MRI examination of the maternal pelvis in the third stage of labor. Left panel shows the separated placenta located in the lower uterine segment and vagina just before expulsion. Right panel shows uterus in the midsagittal view directly after the delivery of the placenta with an empty uterine cavity. Photo: Bamberg. Birth in real-time MRI. Am J Obstet Gynecol 2012.


A team of German scientists announced in 2010 that they have recorded the world's first real-time magnetic resonance imaging (MRI) video of a woman giving birth.

While back in December 2010 researchers from Charité University Hospital in Berlin led by researcher Christian Bamberg had only released pictures of the incredible feat, they have now released the video.

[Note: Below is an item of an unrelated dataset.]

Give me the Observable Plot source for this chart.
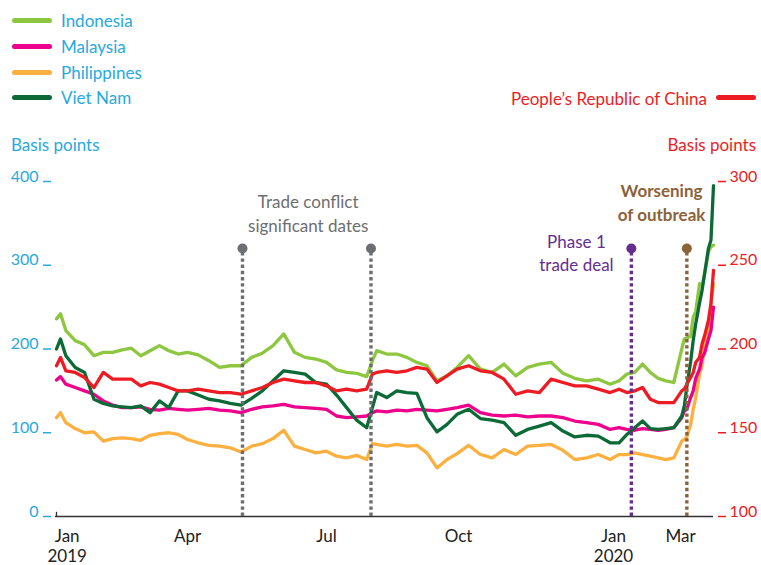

The 30-second movie captures the active second stage of labor as the mother makes expulsive efforts to push out the fetus. Researchers had to stop recording in the late second stage as the fetal head extended and from the mother to ensure that the ears of the newborn were still covered by maternal soft tissue so that it was not exposed to MRI noise.

Researchers used cinematic MRI to take repeated images of the same slice of the body before assembling them to create an ultra-detailed video.

The technique was recently used to capture unborn twins for the first time for researchers to study a common complication where one twin receives more of the blood supply and grows to become larger than the other, according to New Scientist.

Bamberg and his team said that knowledge about the mechanism of labor was based on assumptions and radiographic studies performed decades ago, and that the point of the new study, published in the American Journal of Obstetrics & Gynecology, was to describe the relationships between the fetus and the mother's pelvis as the newborn travels through the birth canal by using an open high-field MRI scanner.

Researchers said the latest findings should help doctors better manage labor and deliver.

In 1999, researchers led by Pek Van Andel also used MRI scans to record couples having sex in the "missionary position." The study, published in the British Medical Journal, was to understand female sexual response and the male and female genitals during coitus.